According to an April 20 Philadelphia Daily News* article on Philly.com, “The Big Talker 1210 AM morning show of Daily News columnist Michael Smerconish is to be simulcast Monday through Wednesday on MSNBC.” The article noted that Smerconish will fill the slot previously held by Imus in the Morning. MSNBC announced on April 11 that it would no longer broadcast Imus in the wake of comments made by host Don Imus on the April 4 edition of that show, during which he referred to the Rutgers University women's basketball team as “nappy-headed hos.”
In addition to hosting his own radio talk show, Smerconish has been a guest host for MSNBC's Scarborough Country and Westwood One's The Radio Factor with Bill O'Reilly, and has opined on a number of issues, including alleged detainee abuse, immigrants, and Muslims.
- On the June 20, 2006, edition of Scarborough Country, Smerconish trivialized reports of detainee abuse at Abu Ghraib prison in Iraq, referring to the alleged abuse as “naked pyramid pictures.” He also referred to alleged mistreatment at the Pentagon detention facility at Guantánamo Bay as “play[ing] Christina Aguilera music a bit too loud.”
- On the April 10, 2006, edition of Scarborough Country, Smerconish suggested that “maybe law enforcement ought to step in” at pro-immigration demonstrations and consider “gathering ... up” illegal immigrants.

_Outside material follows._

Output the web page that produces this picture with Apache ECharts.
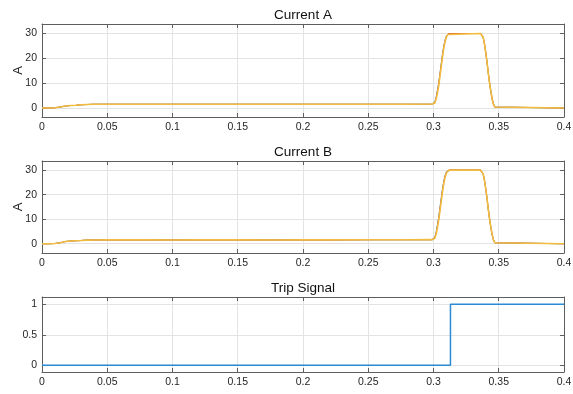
<!DOCTYPE html>
<html>
<head>
<meta charset="utf-8">
<script src="https://cdn.jsdelivr.net/npm/echarts@6/dist/echarts.min.js"></script>
<style>
  html, body { margin: 0; padding: 0; background: #fff; }
  #chart { width: 573px; height: 394px; }
</style>
</head>
<body>
<div id="chart"></div>
<script>
// Sample times (s) shared by the phase-current traces
const time = [0, 0.005, 0.01, 0.014, 0.018, 0.022, 0.026, 0.03, 0.035, 0.04, 0.05, 0.06, 0.08, 0.1,
  0.12, 0.15, 0.18, 0.2, 0.22, 0.25, 0.28, 0.299, 0.301, 0.302, 0.303, 0.304, 0.305, 0.306, 0.307,
  0.308, 0.309, 0.31, 0.311, 0.312, 0.336, 0.337, 0.338, 0.339, 0.34, 0.341, 0.342, 0.343, 0.344,
  0.345, 0.346, 0.347, 0.348, 0.4];

// Current A traces (A)
const currentA1 = [0, 0, 0.1, 0.4, 0.8, 1.0, 1.1, 1.3, 1.4, 1.5, 1.55, 1.55, 1.5, 1.5, 1.55, 1.5,
  1.5, 1.55, 1.5, 1.55, 1.55, 1.6, 2.4, 4.2, 7, 10, 14, 18, 22, 25.2, 27.5, 29, 29.8, 30, 30, 29.6,
  28.5, 26, 22.5, 18.5, 14, 10, 6.5, 3.5, 1.5, 0.4, 0, 0];
const currentA2 = [0, 0, 0.1, 0.4, 0.8, 1.0, 1.1, 1.3, 1.4, 1.5, 1.55, 1.55, 1.5, 1.5, 1.55, 1.5,
  1.5, 1.55, 1.5, 1.55, 1.55, 1.6, 2.2, 3.9, 6.6, 9.6, 13.6, 17.6, 21.6, 24.9, 27.3, 28.9, 29.7, 30,
  30, 29.6, 28.5, 26, 22.5, 18.5, 14, 10, 6.5, 3.5, 1.5, 0.4, 0, 0];
const currentA3 = [0, 0, 0.1, 0.4, 0.8, 1.0, 1.1, 1.3, 1.4, 1.5, 1.55, 1.55, 1.5, 1.5, 1.55, 1.5,
  1.5, 1.55, 1.5, 1.55, 1.55, 1.6, 2.0, 3.5, 6, 9, 13, 17, 21, 24.5, 27, 28.7, 29.6, 30, 30, 29.6,
  28.5, 26, 22.5, 18.5, 14, 10, 6.5, 3.5, 1.5, 0.4, 0, 0];

// Current B traces (A)
const currentB1 = [0, 0, 0.1, 0.4, 0.9, 1.1, 1.2, 1.3, 1.45, 1.5, 1.6, 1.55, 1.55, 1.5, 1.55, 1.55,
  1.5, 1.55, 1.55, 1.6, 1.6, 1.65, 2.6, 4.5, 7.5, 10.8, 14.8, 18.8, 22.6, 25.7, 27.9, 29.2, 29.9, 30,
  30, 29.6, 28.5, 26, 22.5, 18.5, 14, 10, 6.5, 3.5, 1.5, 0.4, 0, 0];
const currentB2 = [0, 0, 0.1, 0.4, 0.9, 1.1, 1.2, 1.3, 1.45, 1.5, 1.6, 1.55, 1.55, 1.5, 1.55, 1.55,
  1.5, 1.55, 1.55, 1.6, 1.6, 1.65, 2.4, 4.2, 7.1, 10.3, 14.3, 18.3, 22.2, 25.4, 27.7, 29.1, 29.8, 30,
  30, 29.6, 28.5, 26, 22.5, 18.5, 14, 10, 6.5, 3.5, 1.5, 0.4, 0, 0];
const currentB3 = [0, 0, 0.1, 0.4, 0.9, 1.1, 1.2, 1.3, 1.45, 1.5, 1.6, 1.55, 1.55, 1.5, 1.55, 1.55,
  1.5, 1.55, 1.55, 1.6, 1.6, 1.65, 2.2, 3.8, 6.5, 9.6, 13.6, 17.6, 21.5, 24.9, 27.3, 28.9, 29.7, 30,
  30, 29.6, 28.5, 26, 22.5, 18.5, 14, 10, 6.5, 3.5, 1.5, 0.4, 0, 0];

// Trip signal (step)
const tripTime = [0, 0.313, 0.313, 0.4];
const tripValue = [0, 0, 1, 1];

// Axis ticks
const timeTicks = [0, 0.05, 0.1, 0.15, 0.2, 0.25, 0.3, 0.35, 0.4];
const currentTicks = [0, 10, 20, 30];
const tripTicks = [0, 0.5, 1];

const titles = ['Current A', 'Current B', 'Trip Signal'];

const pair = (xs, ys) => xs.map((x, i) => [x, ys[i]]);

const FONT = '"Liberation Sans", Arial, sans-serif';
const boxColor = '#5e5e5e';
const gridColor = '#e3e3e3';
const textColor = '#262626';

const grids = [
  { left: 42, right: 9, top: 24, height: 93, outerBoundsMode: 'none', containLabel: false },
  { left: 42, right: 9, top: 161, height: 92, outerBoundsMode: 'none', containLabel: false },
  { left: 42, right: 9, top: 297, height: 75, outerBoundsMode: 'none', containLabel: false }
];
const yRanges = [[-3.6, 33.8], [-3.8, 33.7], [-0.11, 1.12]];
const yTicks = [currentTicks, currentTicks, tripTicks];

const xAxes = [];
const yAxes = [];
grids.forEach((g, i) => {
  // bottom axis with labels
  xAxes.push({
    type: 'value', gridIndex: i, min: 0, max: 0.4, interval: 0.05, position: 'bottom',
    axisLine: { show: true, onZero: false, lineStyle: { color: boxColor, width: 1 } },
    axisTick: { show: true, inside: true, length: 4, lineStyle: { color: boxColor } },
    axisLabel: {
      show: true, color: textColor, fontFamily: FONT, fontSize: 10.5, margin: 5,
      customValues: timeTicks,
      formatter: v => String(+v.toFixed(2))
    },
    splitLine: { show: true, lineStyle: { color: gridColor, width: 1 } }
  });
  // top border with ticks only
  xAxes.push({
    type: 'value', gridIndex: i, min: 0, max: 0.4, interval: 0.05, position: 'top',
    axisLine: { show: true, onZero: false, lineStyle: { color: boxColor, width: 1 } },
    axisTick: { show: true, inside: true, length: 4, lineStyle: { color: boxColor } },
    axisLabel: { show: false },
    splitLine: { show: false }
  });
  yAxes.push({
    type: 'value', gridIndex: i, min: yRanges[i][0], max: yRanges[i][1], position: 'left',
    name: i < 2 ? 'A' : '', nameLocation: 'middle', nameGap: 17, nameRotate: 90,
    nameMoveOverlap: false,
    nameTextStyle: { color: textColor, fontFamily: FONT, fontSize: 13 },
    axisLine: { show: true, onZero: false, lineStyle: { color: boxColor, width: 1 } },
    axisTick: { show: true, inside: true, length: 4, customValues: yTicks[i], lineStyle: { color: boxColor } },
    axisLabel: { show: true, customValues: yTicks[i], color: textColor, fontFamily: FONT, fontSize: 10.5, margin: 5 },
    splitLine: { show: true, lineStyle: { color: gridColor, width: 1 } }
  });
  yAxes.push({
    type: 'value', gridIndex: i, min: yRanges[i][0], max: yRanges[i][1], position: 'right',
    axisLine: { show: true, onZero: false, lineStyle: { color: boxColor, width: 1 } },
    axisTick: { show: true, inside: true, length: 4, customValues: yTicks[i], lineStyle: { color: boxColor } },
    axisLabel: { show: false },
    splitLine: { show: false }
  });
});

const lineSeries = (data, color, width, gi) => ({
  type: 'line', xAxisIndex: gi * 2, yAxisIndex: gi * 2, data,
  showSymbol: false, symbol: 'none', smooth: false, animation: false,
  lineStyle: { color, width }
});

const BLUE = '#1f84d0';
const ORANGE = '#e0602a';
const YELLOW = '#F4BC3E';

// Subplot titles, centred over each plot area
const plotCenterX = 42 + (573 - 42 - 9) / 2;
const titleGraphics = titles.map((t, i) => ({
  type: 'text', x: plotCenterX, y: grids[i].top - 16,
  style: {
    text: t, textAlign: 'center', textVerticalAlign: 'top',
    font: '13.5px ' + FONT, fill: '#111'
  }
}));

const option = {
  backgroundColor: '#ffffff',
  animation: false,
  graphic: titleGraphics,
  grid: grids,
  xAxis: xAxes,
  yAxis: yAxes,
  series: [
    lineSeries(pair(time, currentA1), BLUE, 1.1, 0),
    lineSeries(pair(time, currentA2), ORANGE, 1.1, 0),
    lineSeries(pair(time, currentA3), YELLOW, 1.6, 0),
    lineSeries(pair(time, currentB1), BLUE, 1.1, 1),
    lineSeries(pair(time, currentB2), ORANGE, 1.1, 1),
    lineSeries(pair(time, currentB3), YELLOW, 1.6, 1),
    lineSeries(pair(tripTime, tripValue), '#2b8ad4', 1.5, 2)
  ]
};

const chart = echarts.init(document.getElementById('chart'), null, { renderer: 'canvas' });
chart.setOption(option);
</script>
</body>
</html>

Smerconish wondered why there was “zero discussion” of “gathering them up” at the demonstrations, when "[a]ll I keep hearing is how would we ever find them?" He then suggested that law enforcement officials are being hypocritical by refusing to “gather[] ... up” illegal immigrants because they would “step in and do something about” a rally of “pot smokers,” who “wanted decriminalization” of marijuana, or “scofflaws” with unpaid parking tickets.
- Substituting for host Bill O'Reilly on the April 4, 2006, broadcast of The Radio Factor, Smerconish repeatedly discussed “the sissification of America,” claiming that political correctness has made the United States “a nation of sissies.” Smerconish also claimed, several times, that this “sissification” and “limp-wristedness” is “compromising our ability to win the war on terror.”
- On the November 23, 2005, broadcast of The Radio Factor, while guest-hosting, Smerconish took issue with a decision by the New Jersey Sports and Exposition Authority to provide a designated prayer area at Giants Stadium. The decision was in response to a September 19 incident involving the FBI's detention and questioning of five Muslim men who were observed praying near the stadium's main air duct during a New York Giants football game. Smerconish stated: “I just think that's [the men's public praying] wrong. I just think they're playing a game of, you know, mind blank with the audience. And that they should know better four years removed from September 11.” Smerconish defended the comments in an April 15 column, stating: “When five Muslim men in attendance at the Meadowlands in September 2005 for a Giants-Saints game that was also a Hurricane Katrina fund-raiser, with George H.W. Bush in attendance, saw fit to pray in an area near food preparation and air duct work, I think it was a case of mind blank. That's a form of terrorism in itself.”
- On the November 23, 2005, edition of The Radio Factor, Smerconish interviewed Soo Kim Abboud, author of Top of the Class: How Asian Parents Raise High Achievers -- and How You Can Too (Penguin, 2005). Smerconish asserted that “if everyone follows Dr. Abboud's prescription ... you're going to have women who will leave the home and now get a great-paying job, because you will have gotten them well educated.” He continued, “But then they're not going to be around to instill these lessons in their kids. In other words, it occurs to me that perhaps you've provided a prescription to bring this great success to an end.”
Smerconish has also been a frequent guest on MSNBC's Hardball, where he has appeared on at least four occasions in March and April of 2007, including March 1, March 8, March 21, and April 5. Hardball host Chris Matthews declared on the March 8, 2006, edition of the program that “You talk to a huge audience on the East Coast, Michael. I've listened to you, all my family listens to you.” As Media Matters also noted, Smerconish reportedly moderated a January 17, 2006, political event in Pennsylvania, sponsored by the Philadelphia Young Republicans and attended by Matthews' brother, who was then the Republican candidate for lieutenant governor in Pennsylvania. GOP gubernatorial candidate Lynn Swann and Jim Matthews were defeated by Democrats Ed Rendell and Catherine Baker Knoll.
This item originally attributed the Philly.com article to The Philadelphia Inquirer. Philly.com, which bills itself as “The Region's Home Page,” provides online versions of both Inquirer and Daily News articles. Media Matters regrets the error.